Musikkapelle Rohrdorf spielt
Zum Ausklang des Freitages, und zum ersten Bieranstich, spielte abends in Gravenchon im Festsaal „L’Escales“die Musikkapelle Rohrdorf – bemerkenswert frisch nach dem Sighseeing-Programm des Tages und der just zuvor erst erfolgten Anreise. Dirigent Berthold Rudhart bat Bürgermeisterin Virginie Carolo und Amtskollege Rainer Magenreuter zum Alphornblasen, um ihnen erst nach einigen, trotzdem erstaunlich wohlklingenden Blasversuchen die Mundstücke auszuhändigen. Dem jungen Gravenchonais Thibaud Lavier, dessen Vater Fabrice seit einigen Jahren im Internet eine Fotogalerie der „Jumelage“pflegt, zeigten Tanja und Johannes Stolz, wie von Hand und mit Kraft ein deutsches Bierfass angezapft wird.
„Prosit der Gemütlichkeit“
Das durfte am Samstagabend auch Bürgermeisterin Carolo lernen, drei Schläge mit dem Holzschlegel und fünf halbgefüllte Maßkrüge für die Honoratioren später stimmten die Rohrdorfer Bläser das „Prosit der Gemütlichkeit“an. In den Bierfestklassiker fielen zahlreiche Gravenchonais ein, die gekommen waren, beim „Hopfenfest“das Stolz-Bier zu kosten und ein zweites Nass in Augenschein zu nehmen.

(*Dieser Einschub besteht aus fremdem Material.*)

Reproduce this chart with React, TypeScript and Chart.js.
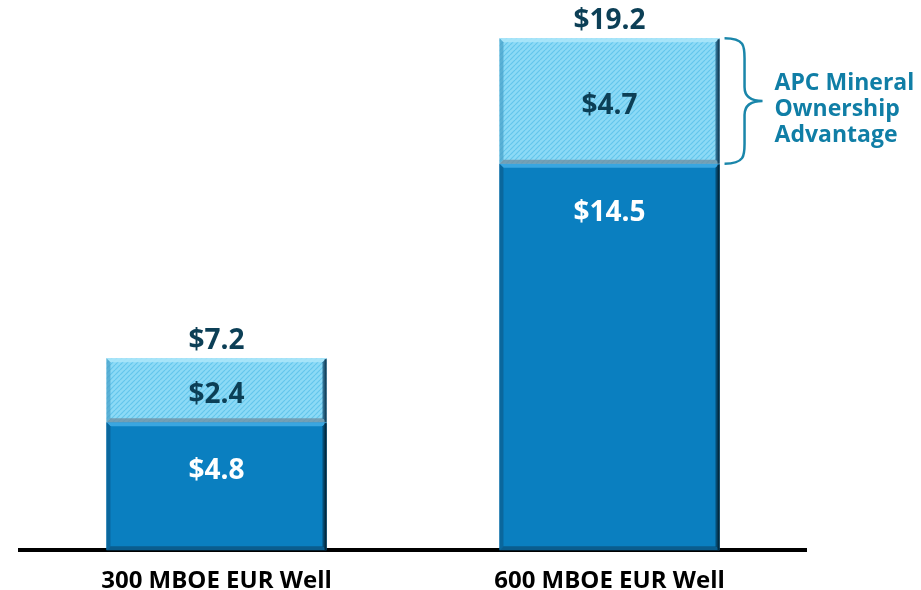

Auf dem neu gestalteten Marktplatz sprudelte erstmals ein Wasserspiel aus dem Pflaster, was bei vielen Dutzend Kindern im warmen Sommerabendlicht für mächtig viel Vergnügen sorgte. Bürgermeister Magenreuter und Gemeinderat Peter Clement beobachteten die Szenerie genau, schwebt ihnen für den Isnyer Marktplatz doch ähnliches vor. Bis dahin sind es noch ein paar Jahre, und vielleicht ergreift der eine oder andere Entscheidungsträger aus dem Allgäu beim nächsten Austausch die Chance zum Anschauungsunterricht. Nicht nur deshalb ist eine Reise nach Gravenchon die lange Anfahrt wert. Und der herzliche Abschied sowieso.